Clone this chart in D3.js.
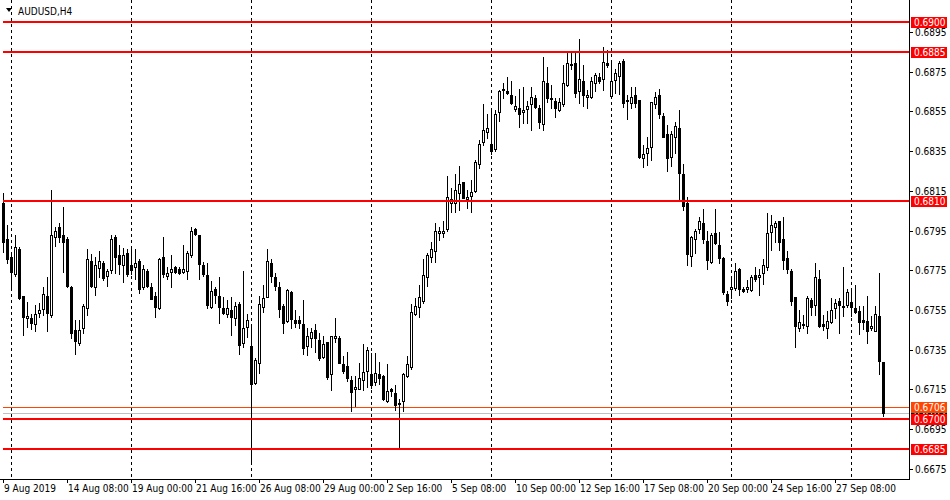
<!DOCTYPE html>
<html>
<head>
<meta charset="utf-8">
<script src="https://cdn.jsdelivr.net/npm/d3@7"></script>
<style>
html,body{margin:0;padding:0;background:#fff;}
svg{display:block;}
text{font-family:"DejaVu Sans Condensed","Liberation Sans",sans-serif;font-size:10px;}
</style>
</head>
<body>
<svg id="chart" width="950" height="500"></svg>
<script>
const symbol = "AUDUSD,H4";
const timeLabels = ["9 Aug 2019","14 Aug 08:00","19 Aug 00:00","21 Aug 16:00","26 Aug 08:00","29 Aug 00:00","2 Sep 16:00","5 Sep 08:00","10 Sep 00:00","12 Sep 16:00","17 Sep 08:00","20 Sep 00:00","24 Sep 16:00","27 Sep 08:00"];
const timeLabelBars = [0,16,32,48,64,80,96,112,128,144,160,176,192,208];
const weekStartBars = [2,32,62,92,122,152,182,212];
const priceTicks = [0.6895,0.6875,0.6855,0.6835,0.6815,0.6795,0.6775,0.6755,0.6735,0.6715,0.6695,0.6675];
const levels = [0.6900,0.6885,0.6810,0.6700,0.6685];
const askPrice = 0.6706;
const bidPrice = 0.6703;

const open = [0.68087,0.67906,0.67815,0.67731,0.67855,0.67620,0.67508,0.67510,0.67478,0.67537,
0.67557,0.67620,0.67527,0.67916,0.67966,0.67928,0.67907,0.67666,0.67449,0.67386,
0.67458,0.67558,0.67798,0.67664,0.67763,0.67785,0.67723,0.67751,0.67916,0.67827,
0.67775,0.67835,0.67777,0.67765,0.67797,0.67664,0.67746,0.67664,0.67620,0.67558,
0.67815,0.67723,0.67743,0.67765,0.67755,0.67743,0.67745,0.67825,0.67956,0.67926,
0.67777,0.67726,0.67567,0.67654,0.67620,0.67558,0.67530,0.67550,0.67508,0.67580,
0.67386,0.67466,0.67369,0.67184,0.67285,0.67567,0.67617,0.67785,0.67714,0.67664,
0.67570,0.67496,0.67639,0.67500,0.67500,
0.67480,0.67369,0.67408,0.67450,0.67399,0.67315,0.67388,0.67226,0.67408,0.67408,
0.67277,0.67268,0.67198,0.67151,0.67151,0.67195,0.67245,0.67226,0.67185,0.67226,
0.67218,0.67092,0.67151,0.67131,0.67084,0.67092,0.67218,0.67265,0.67530,0.67564,
0.67597,0.67715,0.67816,0.67849,0.67936,0.67936,0.67956,0.68090,0.68087,0.68141,
0.68194,0.68107,0.68126,0.68151,0.68284,0.68394,0.68445,0.68384,0.68361,0.68545,
0.68658,0.68653,0.68632,0.68564,0.68565,0.68547,0.68564,0.68587,0.68616,0.68565,
0.68485,0.68691,0.68619,0.68604,0.68557,0.68587,0.68683,0.68787,0.68792,0.68653,
0.68703,0.68621,0.68621,0.68691,0.68722,
0.68712,0.68795,0.68629,0.68708,0.68730,0.68804,0.68608,0.68594,0.68631,0.68608,
0.68314,0.68342,0.68373,0.68587,0.68632,0.68527,0.68436,0.68322,0.68423,0.68465,
0.68233,0.68091,0.67824,0.67906,0.67956,0.67987,0.67898,0.67794,0.67939,0.67878,
0.67811,0.67629,0.67655,0.67660,0.67757,0.67655,0.67655,0.67651,0.67727,0.67715,
0.67735,0.67764,0.67945,0.67970,0.67998,0.67908,0.67814,0.67748,0.67613,0.67458,
0.67475,0.67467,0.67601,0.67576,0.67707,0.67480,0.67458,0.67488,0.67559,0.67597,
0.67572,0.67576,0.67592,0.67559,0.67547,0.67500,0.67497,0.67458,0.67446,0.67520,
0.67287];

const high = [0.68137,0.67978,0.67827,0.67928,0.67865,0.67620,0.67589,0.67530,0.67575,0.67584,
0.67667,0.67718,0.68154,0.67970,0.67990,0.68070,0.67919,0.67671,0.67500,0.67500,
0.67579,0.67855,0.67832,0.67819,0.67849,0.67797,0.67755,0.67926,0.67928,0.67877,
0.67860,0.67855,0.67860,0.67855,0.67805,0.67777,0.67755,0.67684,0.67642,0.67813,
0.67916,0.67765,0.67827,0.67770,0.67765,0.67877,0.67847,0.67970,0.67961,0.67928,
0.67793,0.67785,0.67698,0.67664,0.67714,0.67614,0.67600,0.67617,0.67589,0.67592,
0.67746,0.67530,0.67480,0.67307,0.67620,0.67676,0.67855,0.67805,0.67735,0.67693,
0.67580,0.67654,0.67647,0.67550,0.67520,
0.67601,0.67458,0.67458,0.67478,0.67436,0.67419,0.67391,0.67419,0.67508,0.67419,
0.67319,0.67337,0.67218,0.67218,0.67285,0.67379,0.67366,0.67332,0.67331,0.67287,
0.67223,0.67277,0.67156,0.67173,0.67101,0.67231,0.67319,0.67581,0.67609,0.67676,
0.67806,0.67839,0.67894,0.67987,0.67970,0.67998,0.68226,0.68163,0.68233,0.68275,
0.68196,0.68154,0.68205,0.68306,0.68406,0.68587,0.68537,0.68557,0.68557,0.68658,
0.68695,0.68722,0.68703,0.68627,0.68661,0.68671,0.68602,0.68671,0.68632,0.68582,
0.68822,0.68775,0.68683,0.68619,0.68616,0.68784,0.68846,0.68846,0.68846,0.68914,
0.68784,0.68658,0.68722,0.68745,0.68742,
0.68876,0.68859,0.68800,0.68762,0.68804,0.68812,0.68632,0.68671,0.68674,0.68608,
0.68381,0.68420,0.68599,0.68650,0.68661,0.68544,0.68482,0.68452,0.68495,0.68557,
0.68285,0.68121,0.67923,0.67958,0.68017,0.68057,0.67950,0.67939,0.68057,0.67945,
0.67816,0.67646,0.67710,0.67785,0.67760,0.67668,0.67701,0.67727,0.67765,0.67755,
0.67806,0.68040,0.68029,0.67998,0.67998,0.68017,0.67849,0.67755,0.67613,0.67550,
0.67525,0.67618,0.67609,0.67785,0.67752,0.67525,0.67547,0.67609,0.67604,0.67609,
0.67765,0.67655,0.67655,0.67676,0.67570,0.67570,0.67621,0.67520,0.67570,0.67735,
0.67287];

const low = [0.67844,0.67785,0.67667,0.67721,0.67604,0.67424,0.67466,0.67454,0.67446,0.67516,
0.67525,0.67446,0.67516,0.67872,0.67894,0.67743,0.67664,0.67407,0.67327,0.67374,
0.67436,0.67525,0.67667,0.67626,0.67718,0.67701,0.67671,0.67738,0.67735,0.67731,
0.67693,0.67721,0.67731,0.67704,0.67637,0.67656,0.67667,0.67604,0.67516,0.67553,
0.67718,0.67704,0.67664,0.67738,0.67729,0.67738,0.67704,0.67819,0.67928,0.67704,
0.67721,0.67558,0.67558,0.67584,0.67486,0.67530,0.67513,0.67424,0.67475,0.67327,
0.67365,0.67416,0.66780,0.67178,0.67231,0.67542,0.67614,0.67693,0.67651,0.67516,
0.67436,0.67491,0.67458,0.67466,0.67460,
0.67329,0.67324,0.67366,0.67336,0.67299,0.67307,0.67201,0.67147,0.67391,0.67282,
0.67232,0.67190,0.67039,0.67067,0.67151,0.67147,0.67161,0.67156,0.67173,0.67178,
0.67097,0.67089,0.67118,0.67047,0.66854,0.67039,0.67212,0.67255,0.67525,0.67517,
0.67587,0.67671,0.67794,0.67794,0.67903,0.67916,0.67948,0.68045,0.68045,0.68054,
0.68112,0.68062,0.68045,0.68146,0.68264,0.68381,0.68414,0.68334,0.68352,0.68503,
0.68616,0.68638,0.68587,0.68552,0.68473,0.68493,0.68493,0.68456,0.68565,0.68465,
0.68456,0.68599,0.68565,0.68524,0.68554,0.68577,0.68680,0.68762,0.68621,0.68594,
0.68577,0.68565,0.68616,0.68655,0.68691,
0.68658,0.68775,0.68624,0.68641,0.68638,0.68574,0.68512,0.68565,0.68570,0.68314,
0.68272,0.68280,0.68306,0.68565,0.68515,0.68420,0.68252,0.68275,0.68342,0.68101,
0.68054,0.67777,0.67772,0.67836,0.67940,0.67886,0.67755,0.67785,0.67882,0.67785,
0.67631,0.67576,0.67609,0.67651,0.67626,0.67638,0.67643,0.67648,0.67698,0.67626,
0.67681,0.67752,0.67853,0.67894,0.67853,0.67755,0.67738,0.67576,0.67366,0.67446,
0.67458,0.67436,0.67525,0.67525,0.67463,0.67450,0.67408,0.67483,0.67508,0.67436,
0.67520,0.67567,0.67520,0.67534,0.67430,0.67453,0.67386,0.67450,0.67445,0.67227,
0.67017];

const close = [0.67894,0.67805,0.67743,0.67865,0.67609,0.67516,0.67520,0.67486,0.67528,0.67550,
0.67629,0.67537,0.67928,0.67948,0.67916,0.67894,0.67671,0.67436,0.67396,0.67448,
0.67570,0.67805,0.67671,0.67775,0.67797,0.67713,0.67748,0.67906,0.67815,0.67783,
0.67825,0.67730,0.67751,0.67785,0.67654,0.67755,0.67671,0.67607,0.67567,0.67805,
0.67731,0.67735,0.67755,0.67743,0.67735,0.67755,0.67835,0.67948,0.67933,0.67783,
0.67731,0.67575,0.67647,0.67626,0.67567,0.67537,0.67558,0.67516,0.67570,0.67376,
0.67458,0.67500,0.67176,0.67298,0.67580,0.67612,0.67797,0.67721,0.67671,0.67557,
0.67486,0.67651,0.67506,0.67486,0.67486,
0.67357,0.67419,0.67438,0.67408,0.67307,0.67379,0.67215,0.67419,0.67419,0.67285,
0.67245,0.67205,0.67139,0.67161,0.67206,0.67240,0.67346,0.67173,0.67235,0.67206,
0.67101,0.67143,0.67143,0.67072,0.67077,0.67226,0.67279,0.67539,0.67571,0.67613,
0.67727,0.67827,0.67856,0.67948,0.67948,0.67948,0.68117,0.68107,0.68154,0.68184,
0.68116,0.68117,0.68143,0.68294,0.68384,0.68456,0.68465,0.68352,0.68537,0.68653,
0.68663,0.68641,0.68594,0.68577,0.68535,0.68557,0.68577,0.68621,0.68574,0.68495,
0.68703,0.68619,0.68614,0.68565,0.68597,0.68691,0.68792,0.68782,0.68641,0.68712,
0.68632,0.68632,0.68703,0.68733,0.68703,
0.68800,0.68782,0.68703,0.68742,0.68792,0.68594,0.68602,0.68621,0.68594,0.68322,
0.68334,0.68364,0.68596,0.68621,0.68535,0.68423,0.68314,0.68436,0.68477,0.68242,
0.68074,0.67832,0.67916,0.67948,0.67998,0.67906,0.67802,0.67928,0.67886,0.67814,
0.67638,0.67597,0.67665,0.67748,0.67655,0.67648,0.67665,0.67715,0.67705,0.67727,
0.67777,0.67939,0.67978,0.67990,0.67894,0.67802,0.67755,0.67597,0.67467,0.67488,
0.67480,0.67609,0.67567,0.67715,0.67467,0.67467,0.67497,0.67550,0.67587,0.67576,
0.67567,0.67639,0.67564,0.67539,0.67487,0.67488,0.67446,0.67470,0.67529,0.67294,
0.67030];

const bars = open.map((o,i)=>({i, o, h:high[i], l:low[i], c:close[i]}));

const svg = d3.select("#chart");
const W = 950, H = 500;
const plotRight = 909, plotBottom = 479;

const x = d3.scaleLinear().domain([0, bars.length-1]).range([3, 3 + 4*(bars.length-1)]);
const y = d3.scaleLinear().domain([0.6685, 0.6900]).range([449, 22]);
const py = p => Math.round(y(p));

svg.append("rect").attr("width",W).attr("height",H).attr("fill","#fff");

// week separators (dashed)
svg.append("g").selectAll("line").data(weekStartBars).join("line")
  .attr("x1",d=>x(d)+0.5).attr("x2",d=>x(d)+0.5)
  .attr("y1",0).attr("y2",plotBottom)
  .attr("stroke","#000").attr("stroke-width",1).attr("stroke-dasharray","3,3");

// bid/ask lines
svg.append("line").attr("x1",3).attr("x2",plotRight).attr("y1",py(bidPrice)+0.5).attr("y2",py(bidPrice)+0.5)
  .attr("stroke","#c0c0c0").attr("stroke-width",1);
svg.append("line").attr("x1",3).attr("x2",plotRight).attr("y1",py(askPrice)+0.5).attr("y2",py(askPrice)+0.5)
  .attr("stroke","#ff4500").attr("stroke-width",1);

// candles
const g = svg.append("g");
g.selectAll("rect.wick").data(bars).join("rect").attr("class","wick")
  .attr("x",d=>x(d.i)).attr("width",1)
  .attr("y",d=>py(d.h)).attr("height",d=>Math.max(1,py(d.l)-py(d.h)+1))
  .attr("fill","#000");
g.selectAll("rect.body").data(bars).join("rect").attr("class","body")
  .attr("x",d=>x(d.i)-1).attr("width",3)
  .attr("y",d=>py(Math.max(d.o,d.c)))
  .attr("height",d=>Math.max(1,py(Math.min(d.o,d.c))-py(Math.max(d.o,d.c))+1))
  .attr("fill","#000");
g.selectAll("rect.inner").data(bars.filter(d=>d.c>d.o && py(d.o)-py(d.c)>=2)).join("rect").attr("class","inner")
  .attr("x",d=>x(d.i)).attr("width",1)
  .attr("y",d=>py(d.c)+1)
  .attr("height",d=>py(d.o)-py(d.c)-1)
  .attr("fill","#fff");

// level lines
svg.append("g").selectAll("rect").data(levels).join("rect")
  .attr("x",3).attr("width",plotRight-3)
  .attr("y",d=>py(d)-1).attr("height",2).attr("fill","#ff0000");

// frame
svg.append("line").attr("x1",plotRight+0.5).attr("x2",plotRight+0.5).attr("y1",0).attr("y2",plotBottom+1)
  .attr("stroke","#000");
svg.append("line").attr("x1",0).attr("x2",plotRight+1).attr("y1",plotBottom+0.5).attr("y2",plotBottom+0.5)
  .attr("stroke","#000");

// right price axis
const ya = svg.append("g");
ya.selectAll("line").data(priceTicks).join("line")
  .attr("x1",plotRight+1).attr("x2",plotRight+4)
  .attr("y1",d=>py(d)+0.5).attr("y2",d=>py(d)+0.5).attr("stroke","#000");
ya.selectAll("text").data(priceTicks).join("text")
  .attr("x",915).attr("y",d=>py(d)+4).attr("fill","#000")
  .text(d=>d.toFixed(4));

// price labels
function tag(p, bg, fg){
  const yy = py(p);
  svg.append("rect").attr("x",911).attr("y",yy-5).attr("width",36).attr("height",11).attr("fill",bg);
  svg.append("text").attr("x",914).attr("y",yy+4).attr("fill",fg).text(p.toFixed(4));
}
tag(bidPrice, "#000000", "#ffffff");
tag(askPrice, "#ff4500", "#ffffff");
levels.forEach(p=>tag(p, "#ff0000", "#ffffff"));

// bottom time axis
const xa = svg.append("g");
xa.selectAll("line").data(timeLabelBars).join("line")
  .attr("x1",d=>x(d)+0.5).attr("x2",d=>x(d)+0.5)
  .attr("y1",plotBottom+1).attr("y2",plotBottom+4).attr("stroke","#000");
xa.selectAll("text").data(timeLabels).join("text")
  .attr("x",(d,k)=>x(timeLabelBars[k])+1).attr("y",492).attr("fill","#000")
  .text(d=>d);

// title
svg.append("path").attr("d","M6,8 L12,8 L9,12 Z").attr("fill","#000");
svg.append("text").attr("x",18).attr("y",15).attr("fill","#000").text(symbol);
</script>
</body>
</html>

......

## What to do
Emit the lines of the material exactly, from its first line to the line containing "const bidPrice = 0.6703;", inclusive; leave every picture out.

## Solved problem
Clone this chart in D3.js.
<!DOCTYPE html>
<html>
<head>
<meta charset="utf-8">
<script src="https://cdn.jsdelivr.net/npm/d3@7"></script>
<style>
html,body{margin:0;padding:0;background:#fff;}
svg{display:block;}
text{font-family:"DejaVu Sans Condensed","Liberation Sans",sans-serif;font-size:10px;}
</style>
</head>
<body>
<svg id="chart" width="950" height="500"></svg>
<script>
const symbol = "AUDUSD,H4";
const timeLabels = ["9 Aug 2019","14 Aug 08:00","19 Aug 00:00","21 Aug 16:00","26 Aug 08:00","29 Aug 00:00","2 Sep 16:00","5 Sep 08:00","10 Sep 00:00","12 Sep 16:00","17 Sep 08:00","20 Sep 00:00","24 Sep 16:00","27 Sep 08:00"];
const timeLabelBars = [0,16,32,48,64,80,96,112,128,144,160,176,192,208];
const weekStartBars = [2,32,62,92,122,152,182,212];
const priceTicks = [0.6895,0.6875,0.6855,0.6835,0.6815,0.6795,0.6775,0.6755,0.6735,0.6715,0.6695,0.6675];
const levels = [0.6900,0.6885,0.6810,0.6700,0.6685];
const askPrice = 0.6706;
const bidPrice = 0.6703;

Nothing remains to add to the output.